According to Sophos, global network and endpoint security firm, financial infrastructure is at greater attack risk as the use of targeted “phishing” and “whaling” continues to grow.
“Security is now high on the radar for the security C-suites. Unfortunately, many organisations still do not have their security basics right and remain vulnerable to cyberattacks,” said Sunil Sharma, Vice President (Sales) Sophos, India and Saarc.
Cybercriminals will use ever more sophisticated and convincing targeted attacks to lure users into compromising themselves by bringing together multiple technical and social elements and probe an organisation’s network to proactively attack a specific target.

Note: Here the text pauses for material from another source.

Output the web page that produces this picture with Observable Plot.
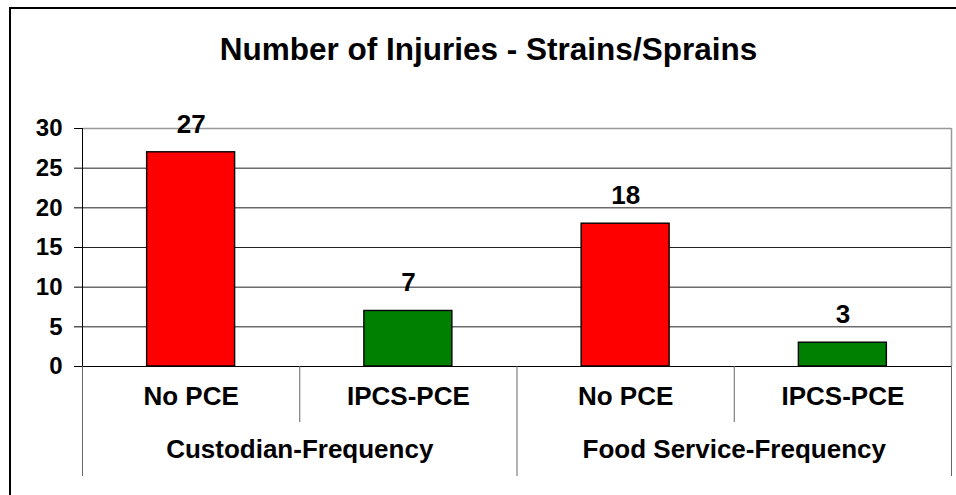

With ‘old’ ransomware looming around web, users may fall victim to attacks that cannot be cured because payment locations no longer work, the report noted.
“There are six key measures that organisations should put in place to help keep more complex threats at bay: move from layered to integrated security; deploy next-generation endpoint protection; prioritise risk-based security; automate the basics; build staff and process to deter mitigate social attacks; and improve defender coordination,” Sharma added.
Using cameras and microphones to spy on households, cyber criminals may target people using home IoT devices to find a way to profit.
“But once attackers ‘own’ a device on a home network, they can compromise other devices such as laptops containing important personal data,” the report added.
As encryption makes it hard to inspect traffic, criminals can use it as a cover to sneak through a network.
“Security products will need to tightly integrate network and client capabilities, to rapidly recognise security events after code is decrypted on the endpoint,” Sophos suggested.
The company predicted that in 2017, societies will face growing risks from both disinformation and voting system compromise, as technology-based attacks have become increasingly political.